Your goal - Search the material and gather each line with "chart" in it.
== Dataset content ==
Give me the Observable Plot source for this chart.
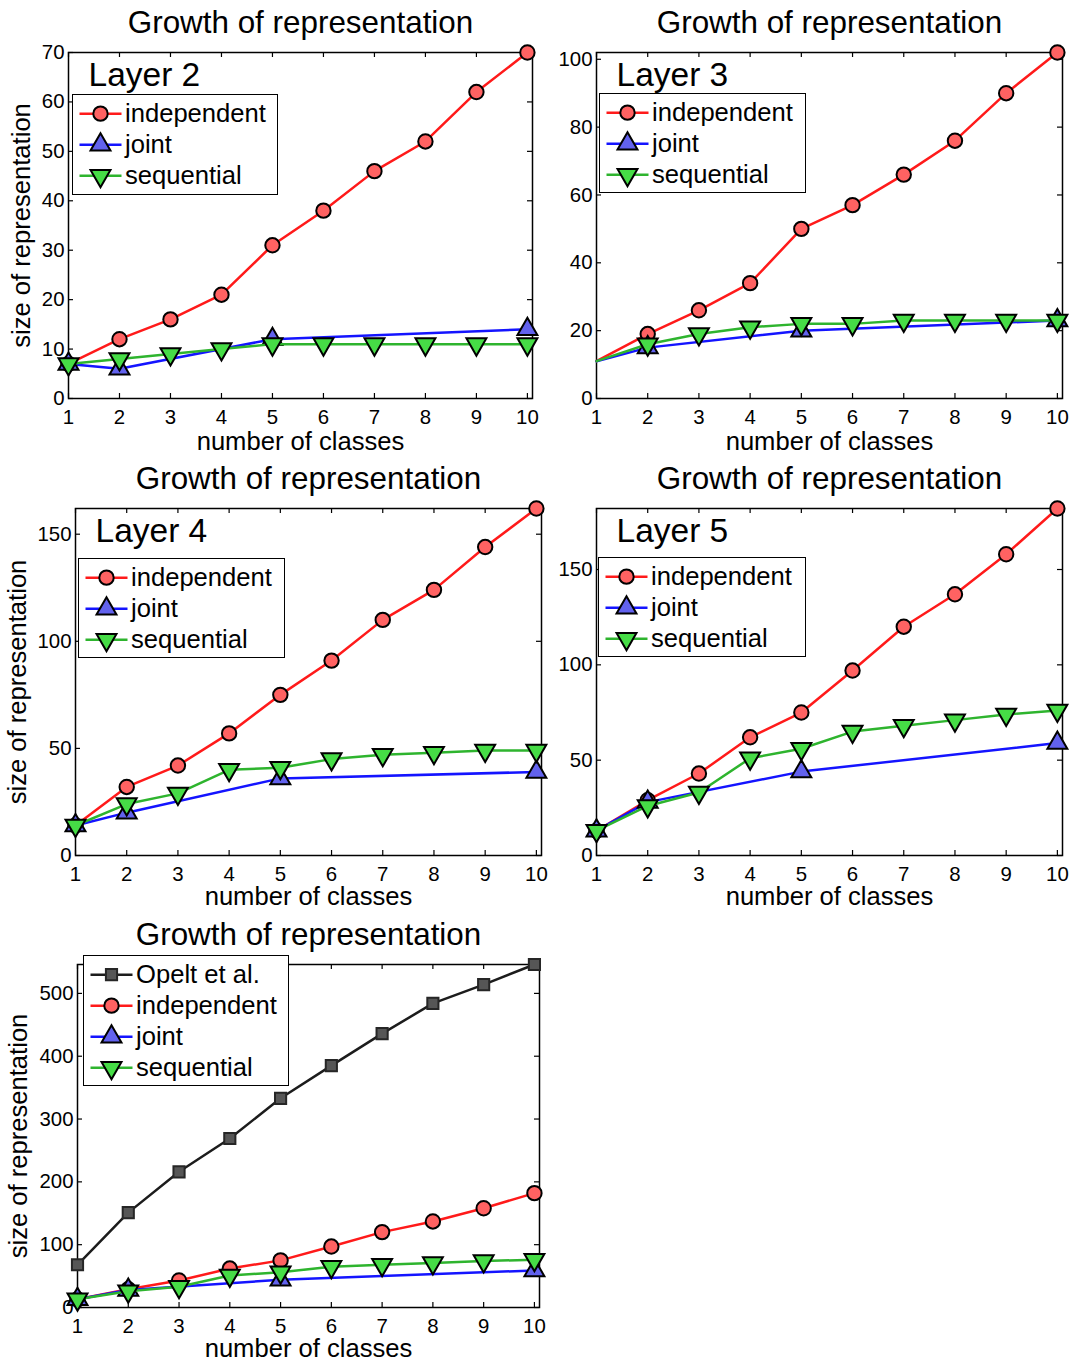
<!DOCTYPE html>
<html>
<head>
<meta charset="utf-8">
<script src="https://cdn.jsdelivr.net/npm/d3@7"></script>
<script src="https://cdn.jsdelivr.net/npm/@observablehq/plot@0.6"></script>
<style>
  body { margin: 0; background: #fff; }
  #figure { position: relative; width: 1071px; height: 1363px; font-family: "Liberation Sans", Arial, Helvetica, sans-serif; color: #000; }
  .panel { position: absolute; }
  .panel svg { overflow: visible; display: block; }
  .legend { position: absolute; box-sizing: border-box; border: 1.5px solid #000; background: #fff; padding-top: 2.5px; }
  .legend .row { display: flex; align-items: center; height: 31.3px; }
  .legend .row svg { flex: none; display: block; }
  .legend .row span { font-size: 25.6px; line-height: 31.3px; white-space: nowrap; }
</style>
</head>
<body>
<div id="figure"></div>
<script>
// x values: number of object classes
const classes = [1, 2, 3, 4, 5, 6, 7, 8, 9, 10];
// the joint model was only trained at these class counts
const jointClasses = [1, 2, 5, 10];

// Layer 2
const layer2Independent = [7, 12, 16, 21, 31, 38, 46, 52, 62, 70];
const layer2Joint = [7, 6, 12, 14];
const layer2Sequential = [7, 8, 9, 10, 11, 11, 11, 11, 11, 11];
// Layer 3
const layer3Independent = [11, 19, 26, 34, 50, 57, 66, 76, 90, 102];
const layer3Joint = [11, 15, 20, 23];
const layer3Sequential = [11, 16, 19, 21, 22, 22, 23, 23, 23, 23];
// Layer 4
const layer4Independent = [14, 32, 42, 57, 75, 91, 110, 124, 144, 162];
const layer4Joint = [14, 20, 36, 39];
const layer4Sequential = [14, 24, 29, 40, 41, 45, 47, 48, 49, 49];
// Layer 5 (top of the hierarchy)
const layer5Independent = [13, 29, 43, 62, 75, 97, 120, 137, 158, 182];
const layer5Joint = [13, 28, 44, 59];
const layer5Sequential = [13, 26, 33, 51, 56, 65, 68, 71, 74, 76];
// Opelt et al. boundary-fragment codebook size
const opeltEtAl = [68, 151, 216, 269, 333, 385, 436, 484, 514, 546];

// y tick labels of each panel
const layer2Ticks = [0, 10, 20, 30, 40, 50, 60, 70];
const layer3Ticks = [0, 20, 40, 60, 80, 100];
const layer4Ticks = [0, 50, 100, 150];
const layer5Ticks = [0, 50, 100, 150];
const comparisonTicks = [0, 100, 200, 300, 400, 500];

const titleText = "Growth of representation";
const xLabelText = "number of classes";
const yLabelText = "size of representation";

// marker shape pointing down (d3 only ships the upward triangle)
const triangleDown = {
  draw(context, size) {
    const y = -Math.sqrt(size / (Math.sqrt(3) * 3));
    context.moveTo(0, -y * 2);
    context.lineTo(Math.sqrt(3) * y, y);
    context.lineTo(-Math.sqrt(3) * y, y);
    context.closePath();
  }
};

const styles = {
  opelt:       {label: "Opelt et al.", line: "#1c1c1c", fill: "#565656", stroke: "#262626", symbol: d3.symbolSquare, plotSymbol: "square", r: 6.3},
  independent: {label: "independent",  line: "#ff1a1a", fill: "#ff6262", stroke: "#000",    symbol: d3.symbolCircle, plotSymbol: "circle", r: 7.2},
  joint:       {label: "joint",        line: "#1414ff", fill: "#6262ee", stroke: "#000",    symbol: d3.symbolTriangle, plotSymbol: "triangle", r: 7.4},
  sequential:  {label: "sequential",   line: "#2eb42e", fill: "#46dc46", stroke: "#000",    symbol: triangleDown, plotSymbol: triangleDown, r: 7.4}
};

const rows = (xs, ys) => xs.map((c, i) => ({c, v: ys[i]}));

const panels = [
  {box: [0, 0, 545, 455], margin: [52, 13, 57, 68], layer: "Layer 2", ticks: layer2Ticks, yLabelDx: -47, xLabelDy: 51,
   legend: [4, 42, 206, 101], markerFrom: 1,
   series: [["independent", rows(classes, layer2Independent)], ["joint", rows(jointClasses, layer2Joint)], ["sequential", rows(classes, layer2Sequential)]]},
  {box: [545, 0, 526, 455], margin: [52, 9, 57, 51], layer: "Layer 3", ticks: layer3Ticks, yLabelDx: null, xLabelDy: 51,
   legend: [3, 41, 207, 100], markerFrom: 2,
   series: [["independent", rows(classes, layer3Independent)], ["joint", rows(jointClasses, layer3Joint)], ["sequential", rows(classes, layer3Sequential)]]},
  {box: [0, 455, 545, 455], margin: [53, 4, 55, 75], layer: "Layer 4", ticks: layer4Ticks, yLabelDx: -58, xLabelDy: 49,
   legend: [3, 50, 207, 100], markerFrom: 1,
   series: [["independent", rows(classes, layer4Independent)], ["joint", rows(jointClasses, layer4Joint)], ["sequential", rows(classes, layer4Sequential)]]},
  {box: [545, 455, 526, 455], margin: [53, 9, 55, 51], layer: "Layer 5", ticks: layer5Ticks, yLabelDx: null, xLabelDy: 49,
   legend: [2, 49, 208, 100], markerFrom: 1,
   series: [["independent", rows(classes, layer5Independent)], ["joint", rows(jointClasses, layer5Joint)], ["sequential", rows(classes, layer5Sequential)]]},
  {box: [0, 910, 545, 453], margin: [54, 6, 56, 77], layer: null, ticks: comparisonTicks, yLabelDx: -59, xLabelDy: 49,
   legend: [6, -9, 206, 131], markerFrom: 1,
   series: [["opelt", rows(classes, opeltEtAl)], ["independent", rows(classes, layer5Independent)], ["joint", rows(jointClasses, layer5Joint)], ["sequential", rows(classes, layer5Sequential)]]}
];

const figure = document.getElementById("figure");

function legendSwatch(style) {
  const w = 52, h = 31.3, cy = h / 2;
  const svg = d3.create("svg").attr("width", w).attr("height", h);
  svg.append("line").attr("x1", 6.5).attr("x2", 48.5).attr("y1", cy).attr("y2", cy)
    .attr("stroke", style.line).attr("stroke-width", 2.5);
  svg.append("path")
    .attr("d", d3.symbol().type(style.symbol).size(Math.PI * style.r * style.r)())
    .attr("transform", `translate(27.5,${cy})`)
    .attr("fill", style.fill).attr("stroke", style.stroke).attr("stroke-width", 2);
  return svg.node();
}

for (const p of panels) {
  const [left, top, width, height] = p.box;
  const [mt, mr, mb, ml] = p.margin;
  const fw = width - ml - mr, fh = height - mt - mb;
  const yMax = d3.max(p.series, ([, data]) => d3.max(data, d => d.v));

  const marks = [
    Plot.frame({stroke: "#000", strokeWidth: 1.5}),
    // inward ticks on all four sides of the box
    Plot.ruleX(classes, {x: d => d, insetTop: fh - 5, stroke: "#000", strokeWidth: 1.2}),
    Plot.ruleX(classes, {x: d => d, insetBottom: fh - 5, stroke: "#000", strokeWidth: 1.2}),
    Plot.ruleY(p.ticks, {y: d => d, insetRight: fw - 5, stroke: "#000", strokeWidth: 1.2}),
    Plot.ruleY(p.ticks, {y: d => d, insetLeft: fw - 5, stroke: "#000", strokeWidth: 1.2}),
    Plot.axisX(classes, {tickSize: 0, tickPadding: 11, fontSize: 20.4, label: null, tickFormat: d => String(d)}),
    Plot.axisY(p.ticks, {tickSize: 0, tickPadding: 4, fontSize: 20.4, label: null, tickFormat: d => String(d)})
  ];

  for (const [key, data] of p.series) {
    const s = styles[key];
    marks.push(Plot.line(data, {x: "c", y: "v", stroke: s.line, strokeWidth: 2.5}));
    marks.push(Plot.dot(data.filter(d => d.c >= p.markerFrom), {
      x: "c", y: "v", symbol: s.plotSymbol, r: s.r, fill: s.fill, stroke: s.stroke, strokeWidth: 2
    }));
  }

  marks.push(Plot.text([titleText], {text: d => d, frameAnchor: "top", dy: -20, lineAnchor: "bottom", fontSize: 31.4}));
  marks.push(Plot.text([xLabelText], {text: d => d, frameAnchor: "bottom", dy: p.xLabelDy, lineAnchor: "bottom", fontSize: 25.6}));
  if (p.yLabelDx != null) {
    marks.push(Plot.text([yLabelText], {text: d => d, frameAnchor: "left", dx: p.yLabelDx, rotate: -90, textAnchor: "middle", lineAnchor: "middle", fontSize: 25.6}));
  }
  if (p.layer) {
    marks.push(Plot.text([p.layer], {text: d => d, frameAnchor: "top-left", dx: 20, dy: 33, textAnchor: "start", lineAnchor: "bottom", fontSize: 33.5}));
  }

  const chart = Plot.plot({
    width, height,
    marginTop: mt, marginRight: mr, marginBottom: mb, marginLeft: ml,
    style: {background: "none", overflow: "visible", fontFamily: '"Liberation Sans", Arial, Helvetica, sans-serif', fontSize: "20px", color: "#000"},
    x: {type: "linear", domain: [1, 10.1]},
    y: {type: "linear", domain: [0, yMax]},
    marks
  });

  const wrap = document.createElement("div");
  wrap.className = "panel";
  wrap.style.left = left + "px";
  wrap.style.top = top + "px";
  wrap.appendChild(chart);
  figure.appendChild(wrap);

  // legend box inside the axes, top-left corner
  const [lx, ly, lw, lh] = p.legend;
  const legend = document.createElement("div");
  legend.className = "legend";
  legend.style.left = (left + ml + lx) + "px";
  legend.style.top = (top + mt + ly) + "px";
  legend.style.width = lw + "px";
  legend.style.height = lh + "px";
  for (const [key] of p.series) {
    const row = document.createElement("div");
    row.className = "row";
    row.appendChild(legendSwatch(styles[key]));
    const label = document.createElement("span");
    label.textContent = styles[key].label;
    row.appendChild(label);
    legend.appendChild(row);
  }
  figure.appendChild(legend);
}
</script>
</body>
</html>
===
Exercise answer -
Give me the Observable Plot source for this chart.
  const chart = Plot.plot({
  wrap.appendChild(chart);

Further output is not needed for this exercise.